Don't believe me? Christian kids are going to camps which justify themselves by invoking terrorism. The director of the bible camp Kids on Fire says, “I want to see them as radically laying down their lives for the gospel as they are in Palestine, Pakistan and all those different places because, excuse me, we have the truth.” I don't care if she thinks they have the truth, I just care that the fact that somebody is brainwashing boys into blowing themselves up on the West Bank somehow means we have to do it too? Their stated goal is to take back America for Christians, and they pop balloons that say "government" on them as part of some exercise to identify their enemies. Then they all pray in front of a cardboard cut-out of... the president. Here's the thing, they have to be victims of an oppressive wave of secular culture that's out to destroy them, and they have to be losing. Government is the enemy, but somehow President Bush is not part of that, because he's a victim too.

My favorite though for the special ethical status of victims is the way for instance, women apparently identified with Kathy Bates breaking a man's ankles in Misery because even if it was a psychotic act of violence, it was still empowering. And it's not so ridiculous, the pervasive sugar-and-spice myth does make life that much worse for everybody, and it can take an image like a psychotic female stalker to make us even aware of it. What's weird though is being able to be proud of it somehow, like only being able to respond emotionally to the politics, and again you have to put aside any ethical or moral response. Sure it's fun to threaten the ruling class, but it's not so much fun when everybody's a victim, because then you get things in the same vein like Sen.

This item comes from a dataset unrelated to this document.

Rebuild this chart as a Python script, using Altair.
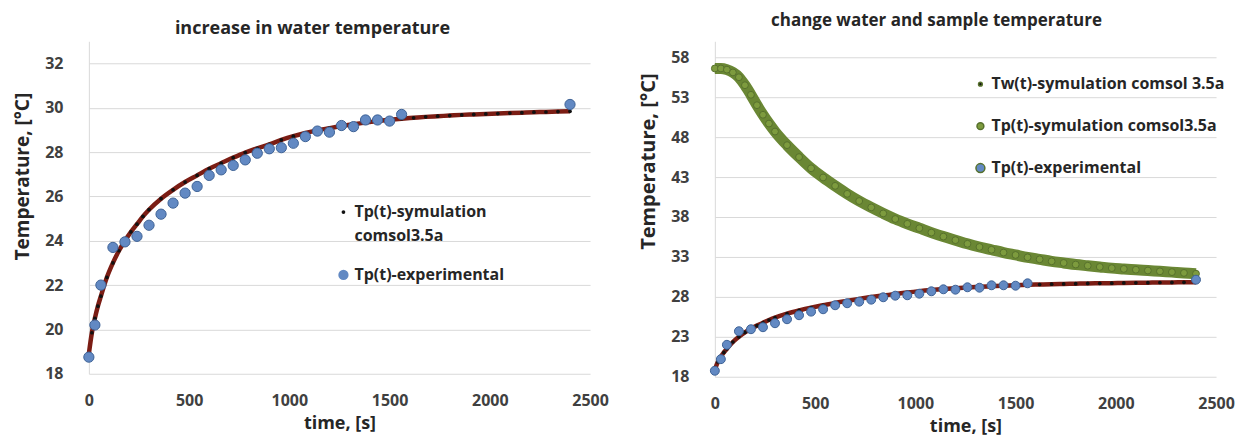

George Allen saying he had a Confederate flag, a picture of confederate soldiers, and a noose in his office because of his rebellious youth. Invoking slavery and lynchings while governor of a southern state is certainly rebellious to common decency. My favorite though are these t-shirts from Aryan Wear, modeled here by white supremacist folk singers Prussian Blue.

They claim they're all about pride, not hatred, but can invoke mass murder on a scale so large as to have permanently changed institutions throughout the western world, and it works, because now they really are the victims of hatred, mine. Seriously, the sight of them does make me angry, but fortunately, I'm not a terrorist, and I don't care what they wear or sing or where they do it, I just worry about who's dumb enough to listen.